Developers in Orange County can expect business to remain good in 1987--much as it has been this year--as long as they stay away from apartments, research and development complexes and several areas of the county that are in the doldrums, market forecasters for the Newport Economics Group said Thursday.
On the commercial development side of the business, the market for high-rise office space will remain fairly stable, with the countywide vacancy rate remaining at about 20% despite a slight decline in construction of new buildings, according to Maureen Ayers, a researcher for the Newport Beach-based market forecasting firm.
The best opportunities for commercial developers will be in industrial projects, particularly multi-tenant complexes, Kenton Boettcher, a senior associate at the company, said.
He added that industrial space will continue to be in high demand--4 million to 5 million square feet was absorbed this year--but at the expense of research and development-oriented commercial projects. Demand for larger buildings already is so low, he said, that existing R&D complexes in some parts of the county are expected to maintain sizable vacancy rates for up to three or four years.

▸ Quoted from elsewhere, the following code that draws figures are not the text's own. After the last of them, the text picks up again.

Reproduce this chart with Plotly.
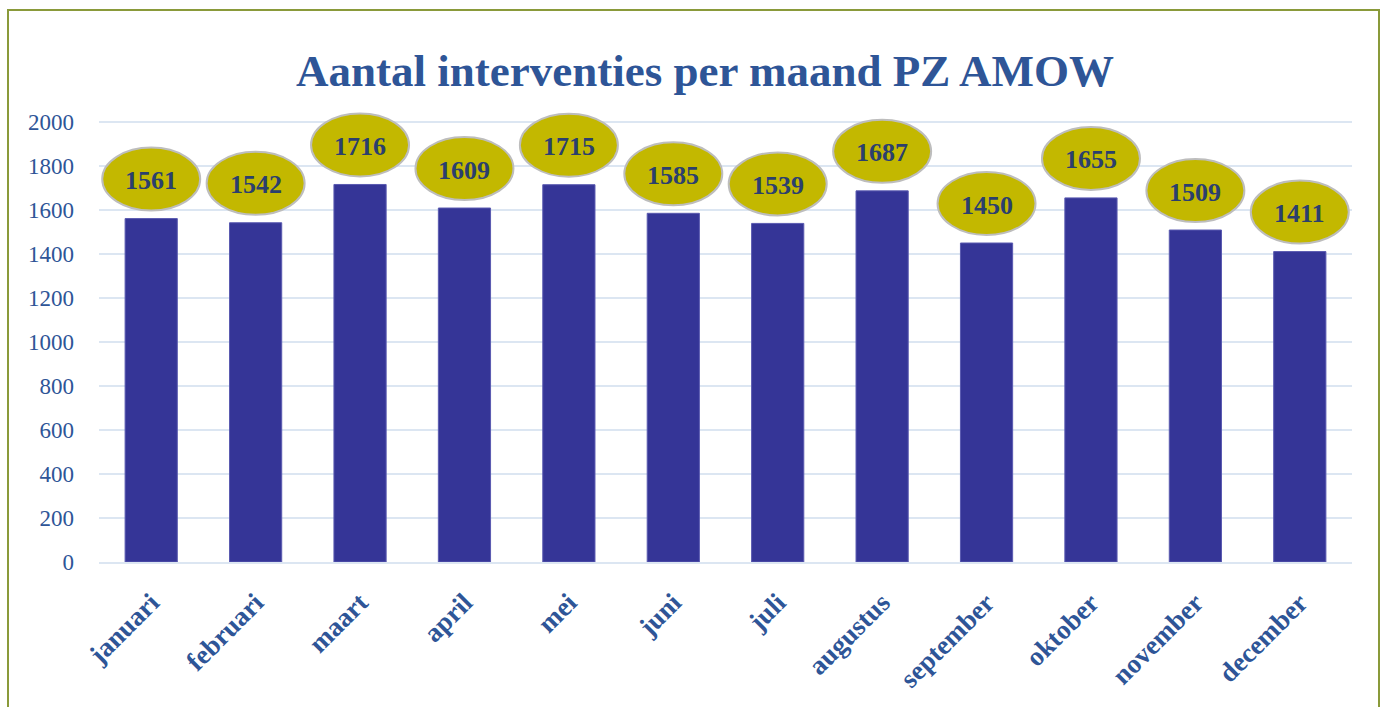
import plotly.graph_objects as go

months = ["januari", "februari", "maart", "april", "mei", "juni", "juli",
          "augustus", "september", "oktober", "november", "december"]
values = [1561, 1542, 1716, 1609, 1715, 1585, 1539, 1687, 1450, 1655, 1509, 1411]
y_ticks = [0, 200, 400, 600, 800, 1000, 1200, 1400, 1600, 1800, 2000]

SERIF = "Liberation Serif, DejaVu Serif, serif"
TEXT_BLUE = "#2e5597"
LABEL_BLUE = "#2b3f6e"

fig = go.Figure()
fig.add_trace(go.Bar(
    x=months, y=values, width=0.5,
    marker=dict(color="#353597", line=dict(color="#5a5ab0", width=1)),
    hoverinfo="x+y",
))

shapes = []
annotations = []
for i, (m, v) in enumerate(zip(months, values)):
    shapes.append(dict(
        type="circle", xref="x", yref="y",
        xsizemode="pixel", ysizemode="pixel",
        xanchor=i, yanchor=v,
        x0=-49, x1=49, y0=8, y1=71,
        fillcolor="#c3b800", line=dict(color="#bdbdbd", width=2), layer="above",
    ))
    annotations.append(dict(
        x=m, y=v, xref="x", yref="y", text=str(v), showarrow=False,
        yshift=38, font=dict(family=SERIF, size=26, color=LABEL_BLUE, weight="bold"),
    ))

W, H = 1382, 707
l, r, t, b = 99, 30, 100, 145
pw, ph = W - l - r, H - t - b
shapes.append(dict(
    type="rect", xref="paper", yref="paper",
    x0=(8 - l) / pw, x1=(1379 - l) / pw,
    y0=(H - b - 730) / ph, y1=(H - b - 10) / ph,
    line=dict(color="#8a9a3a", width=2), fillcolor="rgba(0,0,0,0)", layer="below",
))

fig.update_layout(
    width=W, height=H,
    margin=dict(l=l, r=r, t=t, b=b),
    paper_bgcolor="white", plot_bgcolor="white",
    title=dict(text="<b>Aantal interventies per maand PZ AMOW</b>",
               x=705 / W, xref="container", xanchor="center",
               y=1 - 70 / H, yref="container", yanchor="middle",
               font=dict(family=SERIF, size=45, color=TEXT_BLUE)),
    showlegend=False,
    bargap=0.5,
    shapes=shapes,
    annotations=annotations,
    xaxis=dict(
        tickangle=-45, showgrid=False, showline=True, linecolor="#dce6f2", linewidth=2,
        tickfont=dict(family=SERIF, size=27, color=TEXT_BLUE, weight="bold"),
        ticks="", ticklabelstandoff=12,
    ),
    yaxis=dict(
        range=[0, 2100], tickvals=y_ticks, showgrid=True, gridcolor="#dce6f2", gridwidth=2,
        zeroline=False, ticks="", ticklabelstandoff=24,
        tickfont=dict(family=SERIF, size=23, color=TEXT_BLUE),
    ),
)

fig.write_html(
    "out.html",
    config={"displayModeBar": False},
    post_script="document.body.style.margin='0';document.body.style.overflow='hidden';",
)
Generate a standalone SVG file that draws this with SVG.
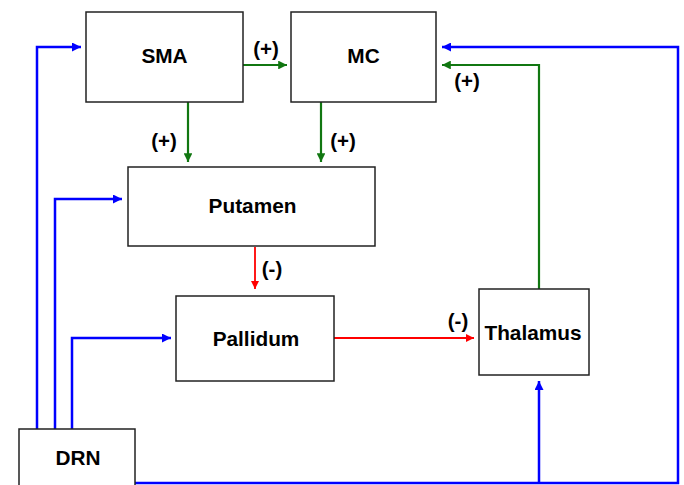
<svg xmlns="http://www.w3.org/2000/svg" width="684" height="485" viewBox="0 0 684 485">
<style>
.box{fill:#fff;stroke:#222;stroke-width:1.5}
.lbl{font-family:"Liberation Sans",Arial,sans-serif;font-weight:bold;font-size:20.8px;text-anchor:middle;fill:#000}
.sg{font-family:"Liberation Sans",Arial,sans-serif;font-weight:bold;font-size:20.5px;text-anchor:middle;fill:#000}
.b{stroke:#0000ff;stroke-width:2.5;fill:none}
.g{stroke:#117711;stroke-width:2.2;fill:none}
.r{stroke:#ff0000;stroke-width:1.8;fill:none}
</style>
<defs>
<marker id="ab" viewBox="0 0 10 10" refX="10" refY="5" markerWidth="3.6" markerHeight="3.6" markerUnits="strokeWidth" orient="auto"><path d="M0,0L10,5L0,10z" fill="#0000ff"/></marker>
<marker id="ag" viewBox="0 0 10 10" refX="10" refY="5" markerWidth="4" markerHeight="4" markerUnits="strokeWidth" orient="auto"><path d="M0,0L10,5L0,10z" fill="#117711"/></marker>
<marker id="ar" viewBox="0 0 10 10" refX="10" refY="5" markerWidth="4.5" markerHeight="4.5" markerUnits="strokeWidth" orient="auto"><path d="M0,0L10,5L0,10z" fill="#ff0000"/></marker>
</defs>
<rect width="684" height="485" fill="#fff"/>
<g id="connectors">
<path class="g" d="M243,65H287" marker-end="url(#ag)"/>
<path class="g" d="M188,102V162" marker-end="url(#ag)"/>
<path class="g" d="M321,102V162" marker-end="url(#ag)"/>
<path class="r" d="M255,247V289" marker-end="url(#ar)"/>
<path class="r" d="M334,338H474" marker-end="url(#ar)"/>
<path class="g" d="M539,289V65H442" marker-end="url(#ag)"/>
<path class="b" d="M37,429V47H81" marker-end="url(#ab)"/>
<path class="b" d="M55,429V199H122" marker-end="url(#ab)"/>
<path class="b" d="M72,429V338H171" marker-end="url(#ab)"/>
<path class="b" d="M135,483H678V47H442" marker-end="url(#ab)"/>
<path class="b" d="M539,483V381" marker-end="url(#ab)"/>
<text class="sg" x="266" y="56">(+)</text>
<text class="sg" x="164" y="148">(+)</text>
<text class="sg" x="343" y="148">(+)</text>
<text class="sg" x="467" y="88">(+)</text>
<text class="sg" x="272" y="276">(-)</text>
<text class="sg" x="458" y="328">(-)</text>
</g>
<g id="SMA"><rect class="box" x="86" y="12" width="157" height="90"/><text class="lbl" x="164.5" y="63">SMA</text></g>
<g id="MC"><rect class="box" x="291" y="12" width="145" height="90"/><text class="lbl" x="363.5" y="63">MC</text></g>
<g id="Putamen"><rect class="box" x="128" y="167" width="247" height="79"/><text class="lbl" x="252.5" y="213">Putamen</text></g>
<g id="Pallidum"><rect class="box" x="176" y="296" width="158" height="85"/><text class="lbl" x="256" y="346">Pallidum</text></g>
<g id="Thalamus"><rect class="box" x="479" y="289" width="110" height="86"/><text class="lbl" x="533" y="340">Thalamus</text></g>
<g id="DRN"><rect class="box" x="19" y="429" width="116" height="60"/><text class="lbl" x="78" y="465">DRN</text></g>
</svg>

In the residential arena, analysts for Newport--in presenting its annual preview of the coming year's economic trends--predicted that housing starts in Southern California, after increasing 10% this year--will drop back to 1985 levels next year. The company said it expects to see 150,000 residential building permits issued in Orange, Los Angeles, Riverside and San Bernardino counties in 1987, a 10% decline from this year.
The weak spot is construction of new rental housing, which was off 50% this year in Orange County--and should stay low in 1987--because of reduced depreciation allowances in the new federal tax law.
But Ayers said the news on the residential front still is good because the anticipated declines will merely turn a great 1986 into a very good 1987.
New homes "were selling like crazy" this year in Orange County--propelled by high sales in the county's planned communities. That level of demand for homes, she said, would carry into 1987, thanks to continuing low interest rates.
The southern part of the county was rated best for all types of commercial construction by Boettcher, who rated central Orange County as the second best locale on his list.
He said builders of all types of commercial structures should be cautious in the western part of the county; he added that he considered the north county good for industrial developers, but he added that the area around John Wayne Airport is overbuilt.